Time May Change Me: David Bowie and Omikron: The Nomad Soul
This piece first ran in August 2014.
Every time I thought I’d got it made / It seemed the taste / was not so sweet—David Bowie, “Changes,” Hunky Dory, 1971
We’ll all be right, we’ll all be right / We’ll all be right in the now—David Bowie, “We All Go Through,” Omikron: The Nomad Soul Soundtrack, 1999
A redheaded guy with a too-spherical face and extremely widely-set eyes jumps through a pixelated hurricane of a portal and immediately starts in with a fast-paced, confusing speech about transferring my soul into his body in order to enter his dimension and perform some urgent mission. After what seems like an intentionally vague cut-scene featuring both a monster and a bipedal robot, I am knocked several feet by one of countless identical hovercars, losing about eighty percent of my health.
So began my attempt to revisit Omikron, a half-written symphony of a virtual city and a nearly impressive failure of a videogame.
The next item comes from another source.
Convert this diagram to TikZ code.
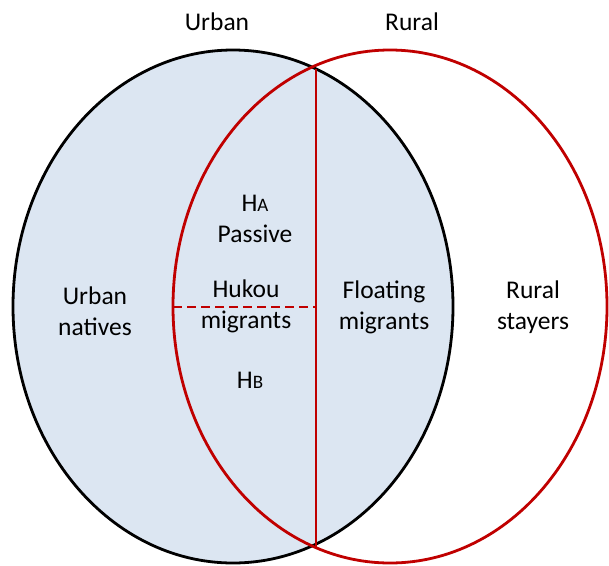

One of Omikron’s most touted features was the inclusion of three styles of play: third-person adventuring, head-to-head fighting and first-person shooting. Each is broken in its own elegant, low-level way. Omikron’s most significant in-game text, including municipal signs, is set in a typeface that is part stereotypical Egyptian script, part Mr. Saturn from Earthbound, and nearly unreadable. The city’s curiously plentiful bikini-clad asses are rendered angular and unconvincing, even by the standards of the day. Omikron’s status as a police state is the crux of the game’s first act, but the security at the city’s police headquarters can be entirely circumvented using a drugged cup of coffee and a pornographic magazine.
All of the above points were lost on me in 2002, during my first tour of Omikron. I was stuck whiling away summer vacation at my parents’ house, and my copy of Omikron was less a collection of bugs and half-baked ideas and more a decent-sized well of things to do that weren’t eating snacks, trying (with moderate success) to fool myself into liking the era’s lunk-headed brand of straight edge hardcore, or talking to internet friends. In fact, I enjoyed the game so much that I bestowed upon it the greatest honor available to me at the time: A couple of weeks later I rented it a second time in order to finish it. Almost exactly 12 years later, it appeared on a GOG sale and effortlessly coaxed a nostalgia-coated tenner out of my imaginary digital wallet.